Abstract

Zigbee is widely adopted as a resource-efficient wireless protocol in the IoT network. IoT devices from manufacturers have recently been affected due to major vulnerabilities in Zigbee protocol implementations. Security testing of Zigbee protocol implementations is becoming increasingly important. However, applying existing vulnerability detection techniques such as fuzzing to the Zigbee protocol is not a simple task. Dealing with low-level hardware events still remains a big challenge. For the Zigbee protocol, which communicates over a radio channel, many existing protocol fuzzing tools lack a sufficient execution environment.
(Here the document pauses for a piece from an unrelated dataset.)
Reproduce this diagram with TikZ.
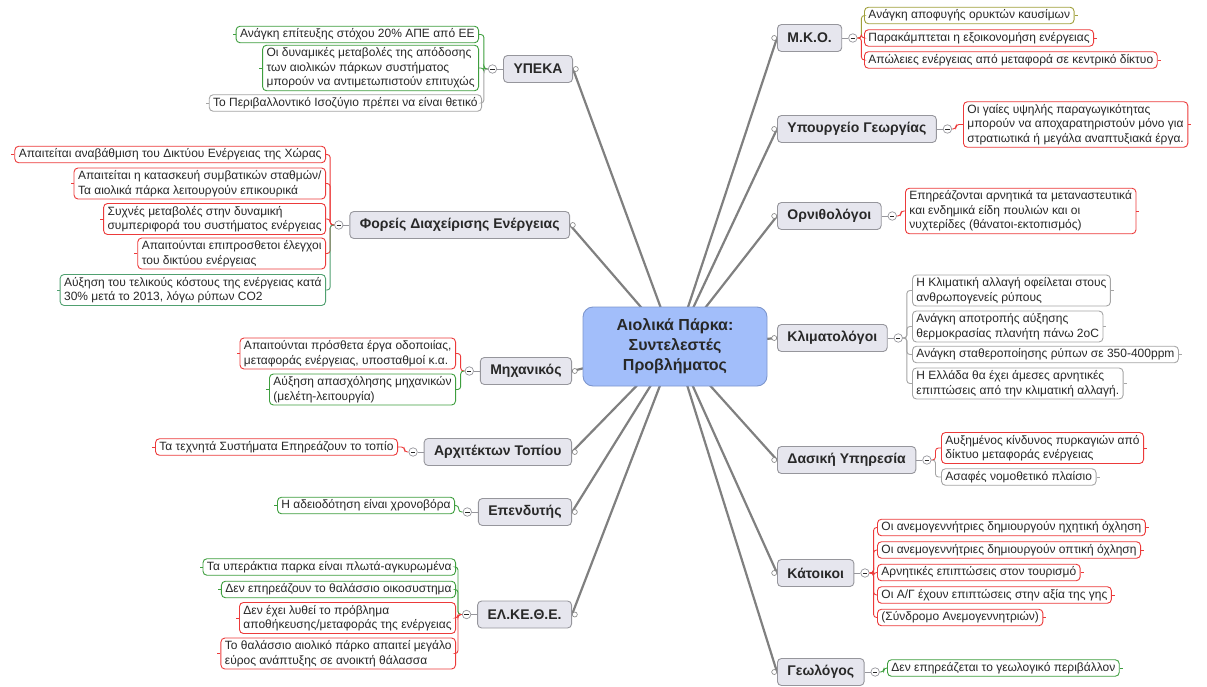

To narrow the gap, we designed Z-Fuzzer , a device-agnostic fuzzing tool for detecting security flaws in Zigbee protocol implementations. To simulate Zigbee protocol execution, Z-Fuzzer leverages a commercial embedded device simulator with pre-defined peripherals and hardware interrupt setups to interact with the fuzzing engine. Z-Fuzzer generates more high-quality test cases with code-coverage heuristics. We compare Z-Fuzzer with advanced protocol fuzzing tools, BooFuzz and Peach fuzzer, on top of Z-Fuzzer’s simulation platform. Our findings suggest that Z-Fuzzer can achieve greater code coverage in Z-Stack, a widely used Zigbee protocol implementation. Compared to BooFuzz and Peach, Z-Fuzzer found more vulnerabilities with fewer test cases. Three of them have been assigned CVE IDs with high CVSS scores (7.5~8.2).